I’ve not written a video game review before here, but as I’ve been playing Phineas and Ferb: The Quest for Cool Stuff with my 4 year old son recently – I decided to do it.
Have you watched an episode of Phineas and Ferb? Good, because if not – stop reading and go do that right now. The show is excellent. The game feels like an episode of the show. On the one plot we have Phineas and Ferb deciding to gather stuff in order to create their own museum of “cool stuff.” Candace is trying to bust them, in the background. On the second plot is Agent P trying to stop Dr. Doofenshmirtz from trying to take over the TriState Area with his “Cool Stuff-inator.” It’s a simple plot, but fun.
The music is classic Phineas and Ferb fair. They use tracks from episodes including the theme song, “Hey Ferb,” and the Agent P song. It’s good, but the music is always good on Phineas and Ferb.
I played the Wii version and the graphics looked a lot like Viewtiful Joe. For a game based on a children’s cartoon, it works. It’s cell shaded, 2.5D in appearance. Again, for a Phineas and Ferb based game – it works well.
Here’s where we’ll talk about the nitty gritty. The game is a platformer and a relatively simple one. The gameplay on the Wii uses the traditional Wii-mote sideways akin to New Super Bros. In most levels, you find yourself jumping from platform to platform collecting “cool stuff” in treasure chests. In the regular levels, there are no lives. If you die, you go back to the local save point and continue in the level. For younger players, this makes it a much easier game to play. As I mentioned before, I’ve been playing this with my 4 year old son. This respawn point in the level with no lives makes it a lot easier and more fun for him to play. As a parent, this is a good thing. There was some difficulty for my son, but many levels he was able to play by himself. The Perry levels play exactly like the Phineas and Ferb levels except a) you’re Agent P, b) you’re collecting lawn gnomes, and c) there are more dangers. Overall, though, the Perry levels are still relatively easy. There are some moving platforms toward the latter Perry levels which were a challenging for my 4 year old son.

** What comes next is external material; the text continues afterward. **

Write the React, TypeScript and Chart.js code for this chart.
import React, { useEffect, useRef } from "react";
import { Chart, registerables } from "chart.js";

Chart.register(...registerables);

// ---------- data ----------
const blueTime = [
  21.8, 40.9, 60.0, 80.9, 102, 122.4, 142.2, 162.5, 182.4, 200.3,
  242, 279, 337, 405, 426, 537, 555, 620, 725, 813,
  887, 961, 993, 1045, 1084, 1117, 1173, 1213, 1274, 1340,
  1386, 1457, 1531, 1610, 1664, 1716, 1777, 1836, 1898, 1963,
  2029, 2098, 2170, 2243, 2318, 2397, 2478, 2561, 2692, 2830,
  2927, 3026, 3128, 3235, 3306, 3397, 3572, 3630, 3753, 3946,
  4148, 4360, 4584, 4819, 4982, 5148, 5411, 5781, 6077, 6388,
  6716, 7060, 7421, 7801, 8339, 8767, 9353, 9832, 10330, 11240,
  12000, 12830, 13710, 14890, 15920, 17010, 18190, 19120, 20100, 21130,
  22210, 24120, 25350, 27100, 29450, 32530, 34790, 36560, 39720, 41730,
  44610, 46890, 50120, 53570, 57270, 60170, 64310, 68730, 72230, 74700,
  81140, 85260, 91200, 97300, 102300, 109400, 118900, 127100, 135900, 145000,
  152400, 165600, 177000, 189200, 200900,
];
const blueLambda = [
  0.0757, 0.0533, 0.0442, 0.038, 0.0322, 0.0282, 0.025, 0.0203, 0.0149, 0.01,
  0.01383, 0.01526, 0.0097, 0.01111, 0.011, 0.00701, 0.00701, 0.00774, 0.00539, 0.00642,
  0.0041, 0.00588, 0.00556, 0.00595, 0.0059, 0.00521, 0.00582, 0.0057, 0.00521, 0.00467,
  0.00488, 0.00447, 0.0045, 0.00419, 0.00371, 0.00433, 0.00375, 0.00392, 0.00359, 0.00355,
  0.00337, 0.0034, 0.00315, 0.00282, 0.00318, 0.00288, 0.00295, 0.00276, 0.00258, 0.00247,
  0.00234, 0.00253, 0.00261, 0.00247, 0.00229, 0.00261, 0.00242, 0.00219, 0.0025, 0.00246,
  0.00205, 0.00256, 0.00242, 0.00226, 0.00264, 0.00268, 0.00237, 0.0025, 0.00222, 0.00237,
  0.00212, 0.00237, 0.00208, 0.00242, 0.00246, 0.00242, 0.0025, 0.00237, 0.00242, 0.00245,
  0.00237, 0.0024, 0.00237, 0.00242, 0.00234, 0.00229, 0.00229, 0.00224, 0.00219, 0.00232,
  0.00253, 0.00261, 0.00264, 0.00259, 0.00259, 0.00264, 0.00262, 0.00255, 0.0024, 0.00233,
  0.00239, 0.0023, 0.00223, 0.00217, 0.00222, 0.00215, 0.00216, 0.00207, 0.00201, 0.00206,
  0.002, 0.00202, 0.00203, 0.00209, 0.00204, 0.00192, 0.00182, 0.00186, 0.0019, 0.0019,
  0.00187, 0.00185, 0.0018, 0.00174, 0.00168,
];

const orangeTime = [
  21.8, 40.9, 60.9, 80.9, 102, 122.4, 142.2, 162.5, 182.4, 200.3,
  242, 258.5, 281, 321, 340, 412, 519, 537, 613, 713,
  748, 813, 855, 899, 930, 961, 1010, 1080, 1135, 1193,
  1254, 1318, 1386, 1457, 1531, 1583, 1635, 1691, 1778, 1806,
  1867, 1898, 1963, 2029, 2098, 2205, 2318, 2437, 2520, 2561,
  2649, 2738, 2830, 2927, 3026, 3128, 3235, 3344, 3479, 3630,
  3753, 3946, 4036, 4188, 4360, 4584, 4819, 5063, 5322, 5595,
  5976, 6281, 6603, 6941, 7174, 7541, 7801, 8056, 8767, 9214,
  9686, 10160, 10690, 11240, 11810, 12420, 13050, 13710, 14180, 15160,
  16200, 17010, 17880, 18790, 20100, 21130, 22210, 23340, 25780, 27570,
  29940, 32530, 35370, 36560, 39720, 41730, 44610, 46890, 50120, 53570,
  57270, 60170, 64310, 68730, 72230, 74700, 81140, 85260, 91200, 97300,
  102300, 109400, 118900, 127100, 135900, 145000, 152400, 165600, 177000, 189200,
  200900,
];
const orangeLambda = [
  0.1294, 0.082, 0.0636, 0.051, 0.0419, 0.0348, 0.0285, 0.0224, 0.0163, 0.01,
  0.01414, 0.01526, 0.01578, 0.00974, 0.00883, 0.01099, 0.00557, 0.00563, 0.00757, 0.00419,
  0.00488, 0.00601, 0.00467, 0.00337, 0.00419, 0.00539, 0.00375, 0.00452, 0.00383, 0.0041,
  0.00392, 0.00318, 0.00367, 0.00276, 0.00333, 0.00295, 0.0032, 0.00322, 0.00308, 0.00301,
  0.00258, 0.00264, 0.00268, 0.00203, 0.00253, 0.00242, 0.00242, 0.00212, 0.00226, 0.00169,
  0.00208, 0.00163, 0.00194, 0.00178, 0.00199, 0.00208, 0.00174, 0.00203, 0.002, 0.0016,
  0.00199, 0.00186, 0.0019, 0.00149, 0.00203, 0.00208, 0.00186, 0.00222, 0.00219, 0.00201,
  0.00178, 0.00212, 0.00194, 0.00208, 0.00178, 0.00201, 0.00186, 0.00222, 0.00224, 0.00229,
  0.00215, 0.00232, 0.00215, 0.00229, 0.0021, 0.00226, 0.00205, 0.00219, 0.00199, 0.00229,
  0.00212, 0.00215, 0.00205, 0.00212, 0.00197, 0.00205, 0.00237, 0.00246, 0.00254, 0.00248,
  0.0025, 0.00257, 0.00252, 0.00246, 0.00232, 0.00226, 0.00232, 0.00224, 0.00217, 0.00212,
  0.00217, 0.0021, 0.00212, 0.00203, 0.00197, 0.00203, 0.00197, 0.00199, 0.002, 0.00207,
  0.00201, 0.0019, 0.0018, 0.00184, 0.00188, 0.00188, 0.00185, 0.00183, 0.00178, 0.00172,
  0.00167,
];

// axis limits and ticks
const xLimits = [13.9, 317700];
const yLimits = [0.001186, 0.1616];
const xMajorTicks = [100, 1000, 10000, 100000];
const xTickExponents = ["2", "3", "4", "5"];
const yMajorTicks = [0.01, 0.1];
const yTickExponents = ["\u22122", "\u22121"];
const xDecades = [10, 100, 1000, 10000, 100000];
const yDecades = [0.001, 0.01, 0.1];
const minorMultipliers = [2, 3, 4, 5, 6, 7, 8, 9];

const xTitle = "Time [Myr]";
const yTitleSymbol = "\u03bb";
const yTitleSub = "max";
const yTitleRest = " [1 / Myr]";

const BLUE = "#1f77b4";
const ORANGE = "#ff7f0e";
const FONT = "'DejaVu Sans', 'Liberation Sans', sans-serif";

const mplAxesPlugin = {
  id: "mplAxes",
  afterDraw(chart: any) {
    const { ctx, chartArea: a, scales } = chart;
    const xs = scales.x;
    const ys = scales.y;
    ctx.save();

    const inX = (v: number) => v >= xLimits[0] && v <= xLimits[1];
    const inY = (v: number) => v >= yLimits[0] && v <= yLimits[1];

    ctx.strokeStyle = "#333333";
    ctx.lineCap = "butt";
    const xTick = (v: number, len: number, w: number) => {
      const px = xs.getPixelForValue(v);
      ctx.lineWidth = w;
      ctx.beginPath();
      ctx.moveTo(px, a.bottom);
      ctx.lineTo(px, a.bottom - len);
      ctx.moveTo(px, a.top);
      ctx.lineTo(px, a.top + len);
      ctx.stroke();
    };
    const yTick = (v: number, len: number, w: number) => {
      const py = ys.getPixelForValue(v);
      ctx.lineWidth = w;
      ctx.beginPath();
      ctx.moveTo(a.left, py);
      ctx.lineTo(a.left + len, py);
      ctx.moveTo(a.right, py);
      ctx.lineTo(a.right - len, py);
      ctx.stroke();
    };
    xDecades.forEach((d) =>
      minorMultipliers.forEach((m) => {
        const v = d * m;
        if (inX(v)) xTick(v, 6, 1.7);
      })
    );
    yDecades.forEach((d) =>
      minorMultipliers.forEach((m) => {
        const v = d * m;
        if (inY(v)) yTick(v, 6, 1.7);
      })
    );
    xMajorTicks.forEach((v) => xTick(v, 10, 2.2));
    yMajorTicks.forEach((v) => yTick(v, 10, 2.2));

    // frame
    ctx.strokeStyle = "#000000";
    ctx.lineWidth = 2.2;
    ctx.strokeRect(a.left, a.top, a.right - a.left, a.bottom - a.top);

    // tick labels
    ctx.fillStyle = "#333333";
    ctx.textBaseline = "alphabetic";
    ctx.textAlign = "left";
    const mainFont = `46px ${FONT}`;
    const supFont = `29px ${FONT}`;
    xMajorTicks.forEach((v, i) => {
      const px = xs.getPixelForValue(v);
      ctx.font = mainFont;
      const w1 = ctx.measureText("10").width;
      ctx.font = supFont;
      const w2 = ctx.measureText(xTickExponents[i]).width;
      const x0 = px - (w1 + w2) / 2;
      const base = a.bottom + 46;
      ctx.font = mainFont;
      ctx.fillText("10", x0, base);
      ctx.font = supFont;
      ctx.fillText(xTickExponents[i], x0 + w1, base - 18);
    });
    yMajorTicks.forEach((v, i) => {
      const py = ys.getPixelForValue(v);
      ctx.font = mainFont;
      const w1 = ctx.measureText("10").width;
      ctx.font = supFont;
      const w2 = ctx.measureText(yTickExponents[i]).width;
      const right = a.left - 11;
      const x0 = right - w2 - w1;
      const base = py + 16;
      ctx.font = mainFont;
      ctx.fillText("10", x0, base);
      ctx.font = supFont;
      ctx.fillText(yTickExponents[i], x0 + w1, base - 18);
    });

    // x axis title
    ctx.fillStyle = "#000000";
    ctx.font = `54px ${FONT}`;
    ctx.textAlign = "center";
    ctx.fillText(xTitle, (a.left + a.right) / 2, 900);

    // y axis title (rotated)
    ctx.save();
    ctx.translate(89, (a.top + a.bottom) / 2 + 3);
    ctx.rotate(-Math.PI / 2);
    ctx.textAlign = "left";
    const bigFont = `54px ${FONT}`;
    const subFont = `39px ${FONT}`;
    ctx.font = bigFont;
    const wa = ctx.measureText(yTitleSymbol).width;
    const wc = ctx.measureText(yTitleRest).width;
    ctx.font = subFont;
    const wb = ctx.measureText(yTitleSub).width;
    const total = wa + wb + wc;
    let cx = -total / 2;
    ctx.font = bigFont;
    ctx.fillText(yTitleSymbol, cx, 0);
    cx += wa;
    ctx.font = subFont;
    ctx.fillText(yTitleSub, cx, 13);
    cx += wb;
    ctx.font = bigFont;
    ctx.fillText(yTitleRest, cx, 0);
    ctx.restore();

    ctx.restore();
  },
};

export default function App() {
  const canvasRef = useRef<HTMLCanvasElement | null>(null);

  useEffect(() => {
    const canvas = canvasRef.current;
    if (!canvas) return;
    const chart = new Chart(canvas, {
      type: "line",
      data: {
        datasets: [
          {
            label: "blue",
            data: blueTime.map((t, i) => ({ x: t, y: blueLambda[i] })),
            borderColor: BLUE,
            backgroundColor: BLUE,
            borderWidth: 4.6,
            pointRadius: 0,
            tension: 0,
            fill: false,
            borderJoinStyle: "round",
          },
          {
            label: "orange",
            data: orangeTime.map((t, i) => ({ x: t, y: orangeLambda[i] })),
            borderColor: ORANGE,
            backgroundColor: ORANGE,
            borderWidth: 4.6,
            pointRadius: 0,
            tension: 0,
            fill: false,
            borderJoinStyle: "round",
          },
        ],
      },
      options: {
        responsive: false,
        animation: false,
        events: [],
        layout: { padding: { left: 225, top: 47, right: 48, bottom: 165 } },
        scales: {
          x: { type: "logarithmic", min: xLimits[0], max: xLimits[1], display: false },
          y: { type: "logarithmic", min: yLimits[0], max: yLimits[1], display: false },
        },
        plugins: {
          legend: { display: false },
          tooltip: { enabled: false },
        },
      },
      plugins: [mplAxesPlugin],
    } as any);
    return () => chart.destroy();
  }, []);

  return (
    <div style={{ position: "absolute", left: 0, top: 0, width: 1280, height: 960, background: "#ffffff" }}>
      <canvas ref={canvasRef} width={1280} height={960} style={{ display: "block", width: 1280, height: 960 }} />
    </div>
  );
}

There are two other types of gameplay – swimming levels and building levels. The swimming levels are fully underwater where you are controlling the characters inside their robot with the D-pad. These levels are rather simple to control, but filled with nooks and crannies to find hidden treasures. The building levels I found had the highest difficulty. They are timed and you need to collect a number of sprockets / memory chips. These were too difficult for my 4 year old to complete himself. They needed to be completed in less than 45 seconds (on average) and the platforming was confined / difficult. As I mentioned before, this was the most difficult set of levels in the game. That said, they are few and in between significantly easier levels.
Replayability comes in trying to find all the treasure chests and hidden Ducky Momos in each level. The Ducky Momos give you bonus points (sprockets) at the end of each level. My kids loved finding them hidden in the level and they’re relatively easy to find at least one per level.

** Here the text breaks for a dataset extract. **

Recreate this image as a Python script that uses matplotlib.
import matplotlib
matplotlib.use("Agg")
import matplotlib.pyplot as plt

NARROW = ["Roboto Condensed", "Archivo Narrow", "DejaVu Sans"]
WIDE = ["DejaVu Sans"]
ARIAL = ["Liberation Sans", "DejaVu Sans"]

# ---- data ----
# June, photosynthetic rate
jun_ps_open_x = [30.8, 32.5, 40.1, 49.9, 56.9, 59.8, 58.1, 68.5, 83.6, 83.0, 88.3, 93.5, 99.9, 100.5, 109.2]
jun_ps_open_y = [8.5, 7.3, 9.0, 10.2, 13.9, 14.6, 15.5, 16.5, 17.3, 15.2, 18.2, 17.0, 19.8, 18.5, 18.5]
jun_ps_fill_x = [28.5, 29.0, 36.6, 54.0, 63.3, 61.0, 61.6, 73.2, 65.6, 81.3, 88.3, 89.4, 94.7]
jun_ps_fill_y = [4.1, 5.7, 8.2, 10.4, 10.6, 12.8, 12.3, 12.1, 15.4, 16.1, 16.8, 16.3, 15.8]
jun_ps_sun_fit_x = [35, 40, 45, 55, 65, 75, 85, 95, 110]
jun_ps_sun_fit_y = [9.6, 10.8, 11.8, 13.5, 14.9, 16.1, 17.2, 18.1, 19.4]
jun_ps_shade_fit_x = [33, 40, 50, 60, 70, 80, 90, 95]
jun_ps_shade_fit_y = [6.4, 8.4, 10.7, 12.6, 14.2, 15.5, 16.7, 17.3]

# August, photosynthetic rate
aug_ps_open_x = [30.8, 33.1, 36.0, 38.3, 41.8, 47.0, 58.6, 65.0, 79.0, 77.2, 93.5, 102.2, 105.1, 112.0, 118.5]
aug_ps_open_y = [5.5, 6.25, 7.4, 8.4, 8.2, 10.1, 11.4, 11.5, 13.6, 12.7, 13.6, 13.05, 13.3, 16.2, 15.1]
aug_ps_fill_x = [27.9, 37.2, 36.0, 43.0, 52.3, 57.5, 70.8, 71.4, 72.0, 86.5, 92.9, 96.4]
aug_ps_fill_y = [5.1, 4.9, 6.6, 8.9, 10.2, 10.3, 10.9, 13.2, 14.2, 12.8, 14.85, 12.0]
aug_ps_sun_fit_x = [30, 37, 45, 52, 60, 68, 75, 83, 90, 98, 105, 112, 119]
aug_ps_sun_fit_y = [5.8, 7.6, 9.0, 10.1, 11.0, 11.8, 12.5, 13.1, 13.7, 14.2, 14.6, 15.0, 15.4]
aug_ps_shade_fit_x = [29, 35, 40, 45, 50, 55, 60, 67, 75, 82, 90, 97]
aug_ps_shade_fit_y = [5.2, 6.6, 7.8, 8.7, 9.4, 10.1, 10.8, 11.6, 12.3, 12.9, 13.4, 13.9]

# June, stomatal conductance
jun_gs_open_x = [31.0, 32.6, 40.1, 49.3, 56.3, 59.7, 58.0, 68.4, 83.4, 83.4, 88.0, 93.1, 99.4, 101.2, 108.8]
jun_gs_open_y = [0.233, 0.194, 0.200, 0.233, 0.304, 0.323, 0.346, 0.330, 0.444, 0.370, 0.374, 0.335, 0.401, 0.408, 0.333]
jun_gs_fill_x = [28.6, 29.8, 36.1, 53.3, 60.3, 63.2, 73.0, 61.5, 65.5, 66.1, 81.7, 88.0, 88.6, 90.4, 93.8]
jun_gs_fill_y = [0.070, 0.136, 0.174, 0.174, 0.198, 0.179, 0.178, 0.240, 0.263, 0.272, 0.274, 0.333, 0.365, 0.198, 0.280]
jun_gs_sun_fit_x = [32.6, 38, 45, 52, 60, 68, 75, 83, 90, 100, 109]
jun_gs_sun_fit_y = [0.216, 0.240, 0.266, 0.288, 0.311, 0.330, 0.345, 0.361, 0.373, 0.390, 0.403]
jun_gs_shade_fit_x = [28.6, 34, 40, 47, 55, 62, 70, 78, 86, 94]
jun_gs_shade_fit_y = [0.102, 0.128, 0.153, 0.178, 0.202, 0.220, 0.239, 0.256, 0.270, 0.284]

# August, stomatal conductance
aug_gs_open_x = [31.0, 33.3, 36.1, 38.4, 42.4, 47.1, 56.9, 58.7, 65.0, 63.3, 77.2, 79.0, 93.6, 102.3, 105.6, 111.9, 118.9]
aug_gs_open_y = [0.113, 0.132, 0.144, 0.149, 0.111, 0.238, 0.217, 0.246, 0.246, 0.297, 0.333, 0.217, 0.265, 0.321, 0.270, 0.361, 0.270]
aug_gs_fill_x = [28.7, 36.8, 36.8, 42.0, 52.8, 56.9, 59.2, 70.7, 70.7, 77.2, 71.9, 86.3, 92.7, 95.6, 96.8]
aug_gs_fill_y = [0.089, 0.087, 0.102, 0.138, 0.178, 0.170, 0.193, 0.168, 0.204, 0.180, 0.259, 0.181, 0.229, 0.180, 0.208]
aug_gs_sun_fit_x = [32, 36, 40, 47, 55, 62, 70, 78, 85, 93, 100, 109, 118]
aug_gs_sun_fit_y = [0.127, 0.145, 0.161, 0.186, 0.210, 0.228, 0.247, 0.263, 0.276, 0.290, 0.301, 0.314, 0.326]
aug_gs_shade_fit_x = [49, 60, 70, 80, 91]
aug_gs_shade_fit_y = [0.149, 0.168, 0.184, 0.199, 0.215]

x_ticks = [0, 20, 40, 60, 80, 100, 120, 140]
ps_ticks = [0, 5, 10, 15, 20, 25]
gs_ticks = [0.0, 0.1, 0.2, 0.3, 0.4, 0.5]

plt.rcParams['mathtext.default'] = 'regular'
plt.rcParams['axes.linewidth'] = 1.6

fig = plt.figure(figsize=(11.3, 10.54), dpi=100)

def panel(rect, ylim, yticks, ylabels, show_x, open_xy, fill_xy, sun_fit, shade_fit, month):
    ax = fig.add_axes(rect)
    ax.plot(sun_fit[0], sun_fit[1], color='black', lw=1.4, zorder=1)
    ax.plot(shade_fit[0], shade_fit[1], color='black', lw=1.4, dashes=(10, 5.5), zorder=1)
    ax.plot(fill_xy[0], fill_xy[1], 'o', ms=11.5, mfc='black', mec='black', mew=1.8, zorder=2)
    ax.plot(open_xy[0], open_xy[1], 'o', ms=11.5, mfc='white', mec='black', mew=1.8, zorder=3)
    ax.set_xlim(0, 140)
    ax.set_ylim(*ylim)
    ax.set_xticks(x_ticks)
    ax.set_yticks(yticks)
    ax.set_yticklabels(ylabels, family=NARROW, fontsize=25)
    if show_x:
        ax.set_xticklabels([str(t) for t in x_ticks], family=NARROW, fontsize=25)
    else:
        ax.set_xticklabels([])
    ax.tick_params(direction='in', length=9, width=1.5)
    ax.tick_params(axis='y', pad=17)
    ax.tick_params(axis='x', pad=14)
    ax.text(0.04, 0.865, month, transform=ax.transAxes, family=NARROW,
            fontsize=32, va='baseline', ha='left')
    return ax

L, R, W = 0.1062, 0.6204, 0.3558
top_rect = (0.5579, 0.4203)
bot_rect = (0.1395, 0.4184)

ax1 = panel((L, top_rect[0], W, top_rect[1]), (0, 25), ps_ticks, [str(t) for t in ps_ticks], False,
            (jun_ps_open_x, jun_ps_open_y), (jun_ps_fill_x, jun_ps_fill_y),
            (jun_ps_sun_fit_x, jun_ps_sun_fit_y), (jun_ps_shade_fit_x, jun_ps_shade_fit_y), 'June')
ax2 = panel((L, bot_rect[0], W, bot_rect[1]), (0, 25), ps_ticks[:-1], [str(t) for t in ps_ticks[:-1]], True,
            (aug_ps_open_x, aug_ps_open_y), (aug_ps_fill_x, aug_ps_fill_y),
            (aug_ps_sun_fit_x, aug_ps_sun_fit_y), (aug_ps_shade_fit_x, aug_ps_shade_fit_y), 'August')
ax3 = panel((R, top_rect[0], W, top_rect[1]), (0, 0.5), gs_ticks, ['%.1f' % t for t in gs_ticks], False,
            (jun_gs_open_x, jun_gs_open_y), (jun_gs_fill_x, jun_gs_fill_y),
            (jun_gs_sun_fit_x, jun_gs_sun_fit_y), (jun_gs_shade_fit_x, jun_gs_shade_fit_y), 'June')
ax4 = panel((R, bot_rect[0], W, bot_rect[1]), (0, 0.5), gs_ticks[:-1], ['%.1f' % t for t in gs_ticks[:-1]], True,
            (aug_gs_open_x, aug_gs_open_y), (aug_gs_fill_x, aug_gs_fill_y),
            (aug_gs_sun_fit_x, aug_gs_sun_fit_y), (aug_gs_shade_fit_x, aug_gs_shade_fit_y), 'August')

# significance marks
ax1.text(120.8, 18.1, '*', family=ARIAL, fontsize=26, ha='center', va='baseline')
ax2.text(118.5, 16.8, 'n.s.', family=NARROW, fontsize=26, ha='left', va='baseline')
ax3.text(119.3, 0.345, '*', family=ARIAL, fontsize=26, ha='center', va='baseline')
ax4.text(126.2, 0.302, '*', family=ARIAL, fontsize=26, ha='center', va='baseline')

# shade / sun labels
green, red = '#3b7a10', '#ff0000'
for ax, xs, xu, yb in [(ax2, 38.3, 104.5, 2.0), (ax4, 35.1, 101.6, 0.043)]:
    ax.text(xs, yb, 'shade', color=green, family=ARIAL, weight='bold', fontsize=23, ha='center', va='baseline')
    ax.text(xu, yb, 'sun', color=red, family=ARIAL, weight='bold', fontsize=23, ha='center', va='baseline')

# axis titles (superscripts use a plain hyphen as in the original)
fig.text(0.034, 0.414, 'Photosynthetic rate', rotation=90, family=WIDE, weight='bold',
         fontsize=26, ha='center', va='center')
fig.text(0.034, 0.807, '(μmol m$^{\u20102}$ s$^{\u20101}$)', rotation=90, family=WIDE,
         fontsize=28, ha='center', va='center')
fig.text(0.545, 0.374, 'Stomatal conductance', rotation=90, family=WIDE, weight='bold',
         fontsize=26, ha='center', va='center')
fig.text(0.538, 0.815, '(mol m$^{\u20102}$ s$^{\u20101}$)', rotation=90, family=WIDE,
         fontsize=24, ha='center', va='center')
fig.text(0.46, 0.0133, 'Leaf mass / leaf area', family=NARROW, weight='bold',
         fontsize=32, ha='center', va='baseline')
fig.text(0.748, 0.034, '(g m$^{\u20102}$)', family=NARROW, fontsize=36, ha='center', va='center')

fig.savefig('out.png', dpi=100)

In addition to the regular levels, there are missions from Baljeet, Isabella, and Buford. Baljeet and Isabella want you to find hidden treasures in these oversized treasure boxes. They’re fun when you find them and add some intrigue to your museum. Buford sends you back to earlier levels only he’s timing you. Generally, it’s pretty easy to beat in the time he’s asking – but, it does add a bit of replayability to these levels.

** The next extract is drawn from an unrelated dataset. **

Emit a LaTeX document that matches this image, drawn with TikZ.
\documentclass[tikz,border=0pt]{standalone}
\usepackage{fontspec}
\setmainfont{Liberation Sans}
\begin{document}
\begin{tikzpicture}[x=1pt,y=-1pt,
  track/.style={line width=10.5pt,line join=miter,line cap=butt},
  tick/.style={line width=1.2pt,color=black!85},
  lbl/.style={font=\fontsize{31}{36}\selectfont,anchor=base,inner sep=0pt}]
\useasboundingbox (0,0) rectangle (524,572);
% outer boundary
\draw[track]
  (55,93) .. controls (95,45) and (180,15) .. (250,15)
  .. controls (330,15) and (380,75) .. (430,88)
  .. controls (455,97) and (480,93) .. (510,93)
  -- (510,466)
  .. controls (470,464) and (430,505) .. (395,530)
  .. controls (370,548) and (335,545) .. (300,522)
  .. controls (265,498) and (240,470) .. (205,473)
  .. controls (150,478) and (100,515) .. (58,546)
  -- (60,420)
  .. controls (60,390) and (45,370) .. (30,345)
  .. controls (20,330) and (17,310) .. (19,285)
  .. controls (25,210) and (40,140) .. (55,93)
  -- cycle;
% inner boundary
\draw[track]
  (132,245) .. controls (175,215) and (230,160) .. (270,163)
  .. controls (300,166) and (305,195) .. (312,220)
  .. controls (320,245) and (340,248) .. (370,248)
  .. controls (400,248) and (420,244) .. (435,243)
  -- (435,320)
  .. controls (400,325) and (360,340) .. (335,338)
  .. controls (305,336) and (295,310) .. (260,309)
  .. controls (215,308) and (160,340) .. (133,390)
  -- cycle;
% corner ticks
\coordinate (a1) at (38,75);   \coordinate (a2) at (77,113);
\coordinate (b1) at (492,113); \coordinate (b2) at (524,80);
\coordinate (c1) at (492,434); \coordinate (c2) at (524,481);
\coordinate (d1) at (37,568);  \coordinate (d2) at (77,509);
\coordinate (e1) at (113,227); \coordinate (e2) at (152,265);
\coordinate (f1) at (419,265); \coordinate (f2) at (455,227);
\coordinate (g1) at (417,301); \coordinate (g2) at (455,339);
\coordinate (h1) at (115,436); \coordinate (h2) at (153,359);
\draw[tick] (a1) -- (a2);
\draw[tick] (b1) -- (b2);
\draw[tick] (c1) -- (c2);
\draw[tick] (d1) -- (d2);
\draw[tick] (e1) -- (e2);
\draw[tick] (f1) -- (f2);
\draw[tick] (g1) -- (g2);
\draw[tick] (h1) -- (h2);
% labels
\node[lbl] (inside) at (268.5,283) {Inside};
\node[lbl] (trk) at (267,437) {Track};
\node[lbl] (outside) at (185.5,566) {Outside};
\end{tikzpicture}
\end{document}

If you are a parent with a young child who likes Phineas and Ferb, I’d recommend it. It’s fun, straightforward, and with easy controls. It’s relatively cheap ($20 or less for XBox 360, Wii or Wii U). If you are looking for a significant platforming challenge, this isn’t your game. But if you want 4-5 hours (for an adult) of silly fun platforming for a pretty low price, it’s worth it. I’d recommend it highly.